§ **Stated task**
Return the lines below exactly, from the first line to the line that contains "import seaborn as sns". Leave out pictures.

§ **Information supplied**
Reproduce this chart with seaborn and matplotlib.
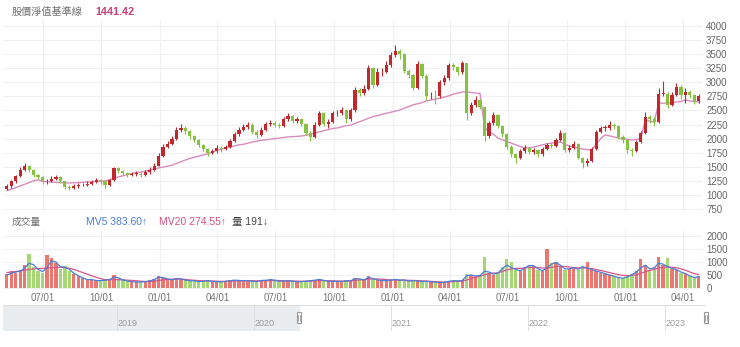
import numpy as np
import pandas as pd
import matplotlib
matplotlib.use("Agg")
import matplotlib.pyplot as plt
import matplotlib.dates as mdates
import matplotlib.transforms as mtrans
from matplotlib.patches import Rectangle
import seaborn as sns

# ---------------- data (weekly) ----------------
first_week = "2020-05-06"
open_ = [1100,1150,1240,1330,1450,1520,1440,1350,1310,1240,
         1250,1290,1310,1240,1140,1130,1160,1170,1180,1200,
         1230,1260,1240,1170,1260,1470,1420,1385,1355,1370,
         1375,1355,1400,1450,1520,1700,1860,1910,1990,2150,
         2190,2130,2040,1980,1890,1820,1750,1775,1840,1810,
         1850,1960,2080,2160,2200,2250,2120,2060,2160,2260,
         2280,2240,2220,2350,2400,2310,2340,2260,2100,2030,
         2250,2450,2260,2290,2450,2460,2500,2340,2500,2860,
         2810,2880,3250,2950,3180,3190,3300,3490,3560,3500,
         3200,3130,2900,3330,3120,2750,2760,2750,3000,3080,
         3300,3270,3180,3340,2450,2600,2690,2570,2050,2280,
         2420,2220,2080,1860,1730,1660,1780,1840,1760,1790,
         1720,1820,1880,1870,1980,2100,1800,1830,1900,1660,
         1560,1600,1820,2120,2190,2190,2250,2220,2030,1970,
         1790,1780,1940,2100,2380,2340,2300,2800,2800,2600,
         2780,2920,2780,2820,2780,2660]
high = [1190,1270,1360,1490,1570,1540,1460,1380,1330,1290,
        1330,1350,1330,1250,1170,1190,1210,1220,1240,1270,
        1300,1290,1250,1290,1500,1490,1440,1400,1410,1420,
        1400,1440,1490,1560,1740,1900,1960,2050,2200,2260,
        2220,2160,2070,2000,1910,1840,1820,1880,1870,1890,
        2000,2120,2210,2260,2300,2270,2150,2200,2300,2330,
        2310,2280,2390,2450,2420,2390,2360,2280,2130,2290,
        2490,2470,2340,2490,2510,2560,2520,2540,2920,2900,
        2950,3300,3270,3260,3250,3370,3540,3660,3600,3520,
        3240,3150,3380,3350,3140,2820,2860,3050,3130,3350,
        3340,3290,3370,3350,2650,2760,2710,2580,2320,2470,
        2440,2240,2100,1880,1750,1820,1880,1860,1830,1810,
        1860,1930,1920,2020,2150,2110,1880,1960,1920,1680,
        1650,1850,2160,2230,2240,2310,2280,2240,2060,1990,
        1830,1980,2140,2480,2420,2380,2900,3020,2830,2830,
        2980,2950,2900,2870,2800,2800]
low = [1080,1130,1220,1310,1420,1400,1320,1280,1200,1200,
       1230,1260,1210,1100,1090,1110,1130,1150,1160,1180,
       1210,1200,1130,1150,1250,1390,1350,1320,1330,1340,
       1320,1340,1380,1430,1510,1680,1830,1880,1970,2110,
       2080,2000,1940,1850,1780,1700,1720,1750,1770,1790,
       1830,1940,2050,2130,2170,2080,2020,2040,2140,2230,
       2200,2180,2200,2320,2270,2280,2220,2060,1960,2010,
       2230,2220,2180,2270,2400,2420,2270,2320,2480,2760,
       2770,2860,2900,2930,3120,3160,3270,3450,3420,3160,
       3080,2860,2880,3080,2690,2700,2620,2720,2960,3050,
       3220,3130,3150,2330,2420,2560,2530,1960,2020,2250,
       2180,2030,1820,1680,1570,1640,1750,1720,1730,1670,
       1700,1790,1830,1850,1960,1760,1770,1810,1630,1480,
       1520,1580,1800,2100,2140,2160,2170,1990,1930,1750,
       1700,1760,1920,2080,2280,2230,2280,2760,2540,2580,
       2760,2700,2640,2720,2620,2640]
close = [1150,1240,1330,1450,1520,1440,1350,1310,1240,1250,
         1290,1310,1240,1140,1130,1160,1170,1180,1200,1230,
         1260,1240,1170,1260,1470,1420,1385,1355,1370,1375,
         1355,1400,1450,1520,1700,1860,1910,1990,2150,2190,
         2130,2040,1980,1890,1820,1750,1775,1840,1810,1850,
         1960,2080,2160,2200,2250,2120,2060,2160,2260,2280,
         2240,2220,2350,2400,2310,2340,2260,2100,2030,2250,
         2450,2260,2290,2450,2460,2500,2340,2500,2860,2810,
         2880,3250,2950,3180,3190,3300,3490,3560,3500,3200,
         3130,2900,3330,3120,2750,2760,2750,3000,3080,3300,
         3270,3180,3340,2450,2600,2690,2570,2050,2280,2420,
         2220,2080,1860,1730,1660,1780,1840,1760,1790,1720,
         1820,1880,1870,1980,2100,1800,1830,1900,1660,1560,
         1600,1820,2120,2190,2190,2250,2220,2030,1970,1790,
         1780,1940,2100,2380,2340,2300,2800,2800,2600,2780,
         2920,2780,2820,2780,2660,2760]
base_line = [1075,1100,1130,1160,1190,1220,1250,1270,1240,1235,
             1230,1225,1220,1215,1212,1215,1220,1225,1230,1235,
             1240,1245,1250,1270,1300,1320,1340,1360,1380,1395,
             1405,1420,1440,1460,1480,1495,1510,1530,1560,1590,
             1620,1650,1670,1690,1710,1730,1760,1790,1810,1830,
             1850,1870,1890,1900,1920,1940,1955,1970,1980,1990,
             2000,2010,2020,2030,2035,2040,2046,2060,2080,2100,
             2120,2140,2160,2180,2190,2210,2230,2240,2270,2300,
             2330,2360,2390,2410,2430,2450,2470,2490,2508,2540,
             2570,2600,2620,2640,2670,2686,2700,2720,2740,2760,
             2790,2810,2828,2830,2820,2810,2800,2200,2120,2080,
             2010,1980,1950,1920,1890,1860,1840,1833,1850,1870,
             1890,1910,1920,1930,1940,1900,1870,1850,1833,1815,
             1805,1800,1900,2000,2064,2050,2030,2011,2000,1990,
             1975,1985,2000,2330,2310,2295,2632,2630,2632,2640,
             2650,2660,2686,2670,2660,2650]
volume = [550,650,600,700,900,1300,800,650,600,1250,
          1150,950,750,850,650,550,450,380,300,350,
          280,300,320,350,500,350,300,260,240,250,
          230,260,300,350,450,400,350,300,400,350,
          300,280,300,250,280,300,260,250,240,280,
          300,320,300,280,300,260,250,320,300,350,
          300,260,280,300,260,240,260,280,300,320,
          350,280,260,280,250,260,300,280,400,350,
          300,450,350,300,280,300,320,350,300,330,
          260,300,280,250,280,240,230,220,230,280,
          300,280,300,550,500,450,500,1200,600,500,
          600,800,1100,1000,700,650,800,900,850,700,
          650,1500,950,1000,850,700,750,800,700,850,
          1000,700,650,600,550,500,450,400,380,450,
          550,650,1100,900,700,800,1200,900,1150,750,
          700,600,550,450,400,450]
mv5 = [500,580,620,650,780,950,900,720,640,780,
       1050,1000,820,800,720,580,480,400,330,330,
       300,290,310,330,430,400,320,280,250,245,
       240,250,280,330,420,410,360,320,370,360,
       310,290,290,260,270,290,270,255,245,265,
       290,310,300,285,290,270,255,300,305,330,
       310,270,275,290,270,250,255,270,290,310,
       340,300,270,275,260,260,285,285,370,360,
       315,420,370,320,290,295,315,340,310,320,
       275,290,285,260,270,250,235,225,228,265,
       290,285,295,480,510,470,490,650,620,540,
       580,750,880,790,720,670,770,870,860,740,
       670,780,920,980,880,740,740,790,720,820,
       770,710,660,610,560,510,460,410,385,430,
       520,620,770,880,740,780,950,920,820,760,
       710,620,560,470,410,440]
mv20 = [600,620,640,660,690,720,740,750,760,770,
        790,800,800,790,760,720,660,600,540,480,
        420,370,330,320,330,330,320,310,300,290,
        270,260,260,275,300,320,340,350,355,350,
        340,320,305,295,285,280,275,270,265,265,
        270,280,285,290,295,290,285,285,290,295,
        300,295,290,285,280,275,270,270,275,285,
        295,295,290,285,280,275,275,280,300,320,
        330,350,360,355,345,330,320,315,315,310,
        305,300,295,285,275,265,255,245,240,245,
        255,265,275,320,370,420,460,520,560,580,
        590,640,700,740,760,760,770,790,800,790,
        770,770,800,830,840,830,810,790,780,780,
        770,750,720,680,640,600,560,520,490,480,
        490,520,570,630,680,720,770,800,810,800,
        780,740,690,620,560,520]
price_ticks = [750, 1000, 1250, 1500, 1750, 2000, 2250, 2500, 2750,
               3000, 3250, 3500, 3750, 4000]
volume_ticks = [0, 500, 1000, 1500, 2000]
quarter_starts = ["2020-07-01", "2020-10-01", "2021-01-01", "2021-04-01",
                  "2021-07-01", "2021-10-01", "2022-01-01", "2022-04-01",
                  "2022-07-01", "2022-10-01", "2023-01-01", "2023-04-01"]
quarter_labels = ["07/01", "10/01", "01/01", "04/01", "07/01", "10/01",
                  "01/01", "04/01", "07/01", "10/01", "01/01", "04/01"]
nav_years = ["2019", "2020", "2021", "2022", "2023"]

# ---------------- figure ----------------
sns.set_theme(style="white")
LATIN_FIRST = ["Liberation Sans", "DejaVu Sans", "Noto Sans CJK TC"]
CJK_FIRST = ["Noto Sans CJK TC", "DejaVu Sans"]
plt.rcParams["font.family"] = LATIN_FIRST

W, H = 740, 347
fig = plt.figure(figsize=(W / 100, H / 100), dpi=100)
fig.patch.set_facecolor("white")


def ax_px(l, t, r, b):
    return fig.add_axes([l / W, 1 - b / H, (r - l) / W, (b - t) / H])


ax = ax_px(3, 20, 702, 212)
axv = ax_px(3, 230, 702, 289)
axn = ax_px(3, 305, 706, 331)

dates = pd.date_range(first_week, periods=len(close), freq="7D")
x = mdates.date2num(dates)
df = pd.DataFrame({"x": x, "open": open_, "high": high, "low": low,
                   "close": close, "base": base_line, "volume": volume,
                   "mv5": mv5, "mv20": mv20})
df["up"] = df["close"] >= df["open"]

UP, DOWN = "#c1272d", "#84c23f"
view = (mdates.date2num(pd.Timestamp("2020-04-30")),
        mdates.date2num(pd.Timestamp("2023-05-01")))
qx = mdates.date2num(pd.to_datetime(quarter_starts))

for a in (ax, axv):
    a.set_facecolor("white")
    for s in a.spines.values():
        s.set_visible(False)
    a.set_xlim(*view)
    a.set_xticks(qx)
    a.yaxis.tick_right()
    a.tick_params(axis="both", length=0, labelsize=7, colors="#666666")
    a.grid(True, color="#f0f0f0", linewidth=0.8)
    a.set_axisbelow(True)

# ---- price pane ----
ax.set_ylim(697, 4107)
ax.set_yticks(price_ticks)
ax.set_yticklabels([str(v) for v in price_ticks])
ax.tick_params(axis="y", pad=3)
ax.set_xticklabels([])

sns.lineplot(data=df, x="x", y="base", ax=ax, color="#d98bbd",
             linewidth=1.0, zorder=2)
cols = np.where(df["up"], UP, DOWN)
ax.vlines(df["x"], df["low"], df["high"], colors=cols, linewidth=0.8, zorder=3)
body_b = np.minimum(df["open"], df["close"])
body_h = np.maximum(np.abs(df["close"] - df["open"]), 12)
ax.bar(df["x"], body_h, bottom=body_b, width=5.0, color=cols,
       linewidth=0, zorder=4)
ax.set_xlabel("")
ax.set_ylabel("")

# ---- volume pane ----
axv.set_ylim(-25, 2217)
axv.set_yticks(volume_ticks)
axv.set_yticklabels([str(v) for v in volume_ticks])
axv.tick_params(axis="y", pad=3)
axv.set_xticklabels(quarter_labels)
axv.tick_params(axis="x", pad=3, colors="#777777")
vcols = np.where(df["up"], "#e8554e", "#8fcf52")
axv.bar(df["x"], df["volume"], width=5.2, color=vcols, alpha=0.8,
        linewidth=0, zorder=2)
sns.lineplot(data=df, x="x", y="mv20", ax=axv, color="#d9558a",
             linewidth=0.9, zorder=3)
sns.lineplot(data=df, x="x", y="mv5", ax=axv, color="#4a7fd8",
             linewidth=0.9, zorder=4)
axv.set_xlabel("")
axv.set_ylabel("")

# ---- navigator ----
nav_l = mdates.date2num(pd.Timestamp("2018-03-03"))
nav_r = mdates.date2num(pd.Timestamp("2023-04-20"))
axn.set_xlim(nav_l, nav_r)
axn.set_ylim(0, 1)
axn.set_xticks([])
axn.set_yticks([])
for s in axn.spines.values():
    s.set_visible(False)
axn.set_facecolor("white")
h_l, h_r = view[0], min(view[1], nav_r)
axn.axvspan(nav_l, h_l, color="#e9edf0", zorder=1)
axn.plot([nav_l, nav_r], [0.995, 0.995], color="#dcdcdc", lw=0.8, zorder=2)
axn.plot([h_l, nav_r], [0.005, 0.005], color="#d0d0d0", lw=0.8, zorder=2)
axn.plot([nav_r, nav_r], [0, 1], color="#e0e0e0", lw=0.8, zorder=2)
for yr in nav_years:
    xv = mdates.date2num(pd.Timestamp(f"{yr}-01-01"))
    axn.axvline(xv, color="#dedede", lw=0.7, zorder=2)
    axn.text(xv + 2, 0.1, yr, fontsize=6.5, color="#9a9a9a", ha="left",
             va="bottom", zorder=3)
trans = mtrans.blended_transform_factory(axn.transData, axn.transAxes)
for hx in (h_l, h_r):
    axn.add_patch(Rectangle((hx - 6.5, 0.3), 13, 0.42, transform=trans,
                            facecolor="white", edgecolor="#9a9a9a", lw=0.8,
                            zorder=5, clip_on=False))
    axn.plot([hx - 1.5, hx - 1.5], [0.4, 0.62], transform=trans,
             color="#9a9a9a", lw=0.6, zorder=6, clip_on=False)
    axn.plot([hx + 1.5, hx + 1.5], [0.4, 0.62], transform=trans,
             color="#9a9a9a", lw=0.6, zorder=6, clip_on=False)

# ---- header texts ----
def ftxt(px, py, s, **kw):
    fig.text(px / W, 1 - py / H, s, va="center", ha="left", **kw)


ftxt(12, 12, "股價淨值基準線", fontsize=7.3, color="#707070", family=CJK_FIRST)
ftxt(95, 12, "1441.42", fontsize=7.8, color="#c2417c", fontweight="bold")
ftxt(12, 222, "成交量", fontsize=7.0, color="#707070", family=CJK_FIRST)
ftxt(86, 222, "MV5 383.60↑", fontsize=7.5, color="#4a7cd6")
ftxt(159, 222, "MV20 274.55↑", fontsize=7.5, color="#d4507f")
ftxt(232, 222, "量 191↓", fontsize=7.5, color="#444444")

fig.savefig("out.png", dpi=100, facecolor="white")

§ **Answer to the task**
Reproduce this chart with seaborn and matplotlib.
import numpy as np
import pandas as pd
import matplotlib
matplotlib.use("Agg")
import matplotlib.pyplot as plt
import matplotlib.dates as mdates
import matplotlib.transforms as mtrans
from matplotlib.patches import Rectangle
import seaborn as sns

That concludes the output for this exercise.